Taxpayers may deduct unreimbursed medical and dental expenses and eligible Long-Term Care premiums. Be sure the expenses were not paid with pretax dollars or reimbursed by an insurance company. Even vehicle mileage may be deducted if the out-of-pocket expenses were used for medical reasons, such as transportation to and from treatments.
The standard mileage rate allowed for out-of-pocket expenses for a car when used for medical reasons is 19 cents per mile from January 1, 2011, through June 30, 2011, and 23.5 cents per mile from July 1, 2011, through December 31, 2011. Taxpayers can also deduct parking fees and tolls.
For more details regarding allowable deductible expenses, review the Medical and Dental Expenses Checklist in the Medical and Dental Expenses chapter of Publication 17.
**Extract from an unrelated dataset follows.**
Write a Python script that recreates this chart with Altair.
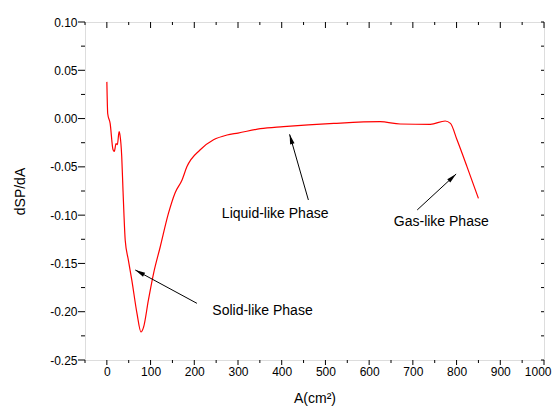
import math
import altair as alt
import pandas as pd

# --- data ---
area = [0, 2, 7.5, 14, 17, 21, 24, 28, 30, 34, 37, 39, 42, 49, 57, 69, 78, 84, 95, 107,
        122, 141, 156, 172, 183, 213, 244, 275, 300, 351, 404, 519, 625, 671, 740, 774,
        786, 801, 824, 850]
dspda = [0.038, 0.005, -0.005, -0.032, -0.034, -0.026, -0.027, -0.0136, -0.017, -0.039,
         -0.075, -0.098, -0.126, -0.146, -0.167, -0.202, -0.221, -0.216, -0.188, -0.160,
         -0.133, -0.098, -0.077, -0.0636, -0.050, -0.0325, -0.022, -0.017, -0.015, -0.0105,
         -0.0084, -0.005, -0.0032, -0.0056, -0.006, -0.0025, -0.005, -0.022, -0.050, -0.0826]

labels = ["Liquid-like Phase", "Gas-like Phase", "Solid-like Phase"]
label_x = [385, 765, 356]
label_y = [-0.0985, -0.1075, -0.1995]
tail_x = [461, 710, 206]
tail_y = [-0.0843, -0.0946, -0.1913]
tip_x = [418, 799, 65]
tip_y = [-0.0163, -0.0574, -0.1568]

x_major = list(range(0, 1001, 100))
x_minor = list(range(-50, 1001, 100))
y_major = [-0.25, -0.20, -0.15, -0.10, -0.05, 0.0, 0.05, 0.10]
y_minor = [-0.225, -0.175, -0.125, -0.075, -0.025, 0.025, 0.075]

W, H = 459, 338
XDOM = [-50, 1000]
YDOM = [-0.25, 0.10]
sx = W / (XDOM[1] - XDOM[0])
sy = H / (YDOM[1] - YDOM[0])

curve = pd.DataFrame({"A": area, "v": dspda, "i": range(len(area))})
ann = pd.DataFrame({"label": labels, "lx": label_x, "ly": label_y,
                    "tx": tail_x, "ty": tail_y, "hx": tip_x, "hy": tip_y})
ann["angle"] = [
    (math.degrees(math.atan2((hx - tx) * sx, (hy - ty) * sy)) + 360) % 360
    for tx, ty, hx, hy in zip(tail_x, tail_y, tip_x, tip_y)
]
xmaj = pd.DataFrame({"t": x_major})
xmin = pd.DataFrame({"t": x_minor})
ymaj = pd.DataFrame({"t": y_major})
ymin = pd.DataFrame({"t": y_minor})
yall = pd.DataFrame({"t": y_major + y_minor})

FONT = "Liberation Sans"
xs = alt.Scale(domain=XDOM, nice=False, zero=False)
ys = alt.Scale(domain=YDOM, nice=False, zero=False)

x_axis = alt.Axis(
    values=x_major, orient="bottom", grid=False, domain=False, ticks=False, tickSize=0,
    labelExpr="format(datum.value, 'd')",
    labelFont=FONT, labelFontSize=12, labelColor="black", labelPadding=6,
    title="A(cm²)", titleFont=FONT, titleFontSize=14, titleFontWeight="normal",
    titleColor="black", titlePadding=14, labelFlush=True, labelFlushOffset=7,
)
y_axis = alt.Axis(
    values=y_major, orient="left", grid=False, domain=False, ticks=False, tickSize=0,
    labelExpr="(datum.value < -0.0001 ? '-' : '') + format(abs(datum.value), '.2f')",
    labelFont=FONT, labelFontSize=12, labelColor="black", labelPadding=8,
    title="dSP/dA", titleFont=FONT, titleFontSize=14, titleFontWeight="normal",
    titleColor="black", titlePadding=22, labelFlush=False,
)


def X(field):
    return alt.X(field, type="quantitative", scale=xs, axis=x_axis)


def Y(field):
    return alt.Y(field, type="quantitative", scale=ys, axis=y_axis)


line = alt.Chart(curve).mark_line(color="#ff0000", strokeWidth=1.2, interpolate="monotone").encode(
    x=X("A"), y=Y("v"), order="i:Q",
)


def xticks(df, y0, y1):
    return alt.Chart(df).mark_rule(color="black", strokeWidth=1).encode(
        x=X("t"), y=alt.value(y0), y2=alt.value(y1))


def yticks(df, x0, x1):
    return alt.Chart(df).mark_rule(color="black", strokeWidth=1).encode(
        y=Y("t"), x=alt.value(x0), x2=alt.value(x1))


ticks = [
    xticks(xmaj, H, H + 5), xticks(xmin, H, H + 3),
    xticks(xmaj, 0, 6), xticks(xmin, 0, 3),
    yticks(ymaj, 0, -7), yticks(ymin, 0, -4),
    yticks(yall, W, W - 3),
]

arrows = alt.Chart(ann).mark_rule(color="black", strokeWidth=1).encode(
    x=X("tx"), y=Y("ty"), x2="hx:Q", y2="hy:Q",
)

heads = alt.Chart(ann).mark_point(
    shape="M0,0L-0.45,2L0.45,2Z", filled=True, color="black", size=100, opacity=1
).encode(
    x=X("hx"), y=Y("hy"),
    angle=alt.Angle("angle:Q", scale=None),
)

texts = alt.Chart(ann).mark_text(font=FONT, fontSize=14, color="black").encode(
    x=X("lx"), y=Y("ly"), text="label:N",
)

chart = alt.layer(line, *ticks, arrows, heads, texts).properties(
    width=W, height=H,
    autosize=alt.AutoSizeParams(type="none"),
    padding={"left": 77, "top": 14, "right": 8, "bottom": 49},
).configure_view(stroke="black", strokeWidth=1).configure(background="white")

chart.save("out.html", embed_options={"renderer": "svg", "actions": False})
Stewart and Carmen are divorced. Their son, Raymond, lives with Carmen, who claims him as a dependent. Carmen paid for and deducted Raymond's standard medical and dental bills. Stewart deducted the emergency bill he paid when Raymond broke his arm.
Retired public safety officers cannot include as medical expenses any health or long-term care premiums they elected to have paid with tax-free distributions from their retirement plan.
If you and a taxpayer disagree as to whether a particular expense is deductible, politely refer the taxpayer to the Site Coordinator. The taxpayer may be correct, but you should not deduct an expense unless you are sure it is deductible.